I was reading this blog post on VSAN VDI Benchmarking today on Vroom, the VMware Performance blog. You see a lot of people doing synthetic tests (max iops with sequential reads) on all sorts of storage devices, but lately more and more vendors are doing these more “real world performance tests”. While reading this article about VDI benchmarking, and I suggest you check out all parts (part 1, part 2, part 3), there was one thing that stood out to me and that was the comparison between VSAN and an All Flash Array.

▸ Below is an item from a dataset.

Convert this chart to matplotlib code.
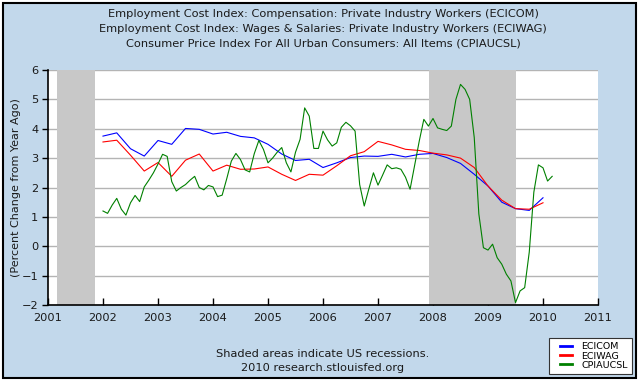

The following quotes show the strength of VSAN if you ask me:
we see that VSAN can consolidate 677 heavy users (VDImark) for 7-node and 767 heavy users for 8-node cluster. When compared to the all flash array, we don’t see more than 5% difference in the user consolidation.
Believe me when I say that 5% is not a lot. If you are actively looking at various solutions, I would highly recommend to include the “overhead costs” to your criteria list as depending on the solution chosen this could make a substantial difference. I have seen other solutions requiring a lot more resources. But what about response time, cause that is where the typical All Flash Array shines… ultra low latency, how about VSAN?
Similar to the user consolidation, the response time of Group-A operations in VSAN is similar to what we saw with the all flash array.
Both very interesting results if you ask me. Especially the < 5% in user consolidation is what stood out to me the most! Once again, for more details on these tests read the VDI Benchmarking blog part 1, part 2, part 3!
Beta Refresh
For those who are testing VSAN, there is a BETA refresh available as of today. This release has a fix for the AHCI driver issue… and it increases the disk group limit from 6 to 7. From a disk group perspective this will come in handy as many servers have 8, 16 or 24 disk slots allowing you to do 7HHDs + 1 SSD per group. Also some additional RVC commands have been added in the storage policy space, I am sure they will come in handy!
Nice side affect of the number of HDDs going up is increase in max capacity:
(8 hosts * (5 diskgroups * 7 HDDs)) * Size of HDD = Total capacity
With 2 TB disks this would result in:
(8 * (5 * 7)) * 2TB = 560TB
Now keep on testing with VSAN and don’t forget to report feedback through the community forums or your VMware rep.
forbsy says
Thanks for the study. I’d be interested in seeing how VSAN compares against a solution like PernixData when looking at steady state write IOPS, as in most VDI cases the ratio of read to write usually is largely skewed to write operations. I’m not talking about combining the 2 solutions – just looking at each independently.
James Hess says
I’m a bit puzzled by the overly restrictive engineering — limit of 7 disks per group, even.
If the design allows them to increase that so readily: then why not have no imposed arbitrary maximum, and let Beta testers try various scenarios, to see what works?
tom miller says
Duncan – as always thanks for your work. I’ve got VSAN running in my POC lab thanks to your post on local disk and making them look like SSD. There is MUCH post and work being done around VSAN. Really curious when cost will be announced? We are a reseller of EMC and IBM storage and I’m having a tough time believing I can convince the powers to be that we need to sell VSAN when it directly competes with a profitable line of business – storage?